Given a $\Bbb R^2$-valued path $\gamma=(x(t),y(t)), \gamma :[0,1]\rightarrow\Bbb R^2$ with natural parametrization, i.e. $\mid \dot{x}(t) \mid + \mid\dot{y}(t)\mid=L $, where $L$ is the length of the path under appropriate norm. Is it possible that $\gamma$ could have infinite number of loops? If yes, I would like to see an example. (Loops are for $t_1>t_2$, $\gamma(t_1)=\gamma(t_2)$. Since the loop is at natural parametrization, there cannot be a stationary point as a loop)
My thought so far: A loop can only be defined on a non-singleton interval $[t_1,t_2]$ and there can only be countably many of them in the interval $[0,1]$. Thus I thought that the number of loops in a continuous path with finite length is at most countable. Even we have nested loops, i.e. in $[t_1,t_2]$ there is another loop, the number of loops in $[t_1,t_2]$ is at most countable. I could not think of a loop with an uncountable infinite number of loops. What would be the highest possible number of loops?
You can relatively easily find a parametrisation of an infinite earring where the perimeters are $\frac{1}{2^n}$ (so that the total length is finite).
Edit: why do you have uncountably many loops in this case?
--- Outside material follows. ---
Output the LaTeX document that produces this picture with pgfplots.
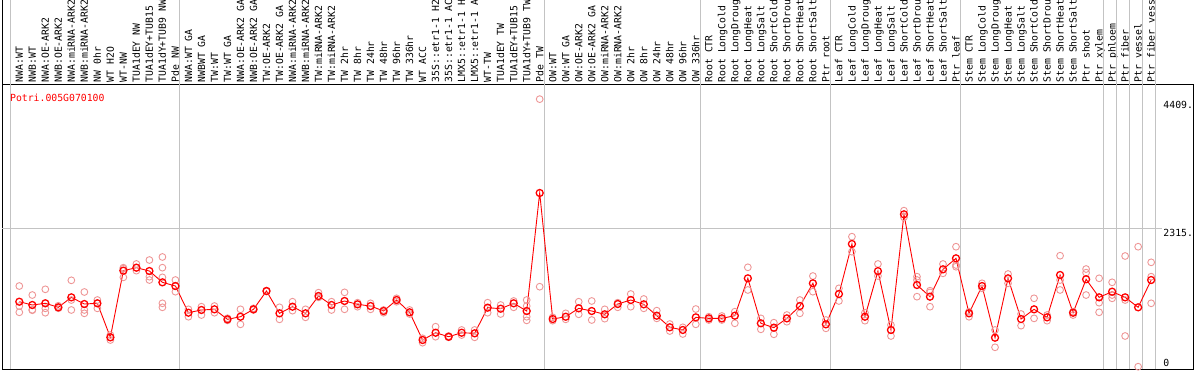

Represent a real number in $(0,1)$ by its binary expansion. That is "$0.$" followed by a sequence of $0$ and $1$. To each such number there corresponds a loop where you go around the $i$-th circle if and only if the $i$-th digit is $1$. Since the total length of the earring is finite, this always gives you a well-defined finite-length loop.
This will be smooth on $[0,1)$ only though (in the sense that this cannot be extended into a smooth loop from $S^1$ to the plane). If you want to achieve smoothness on the whole interval, there is the example of $x^n \sin(\frac1x)$ that gives you a curve like this, then you can smoothly join it to a curve that goes straight along the $x$-axis.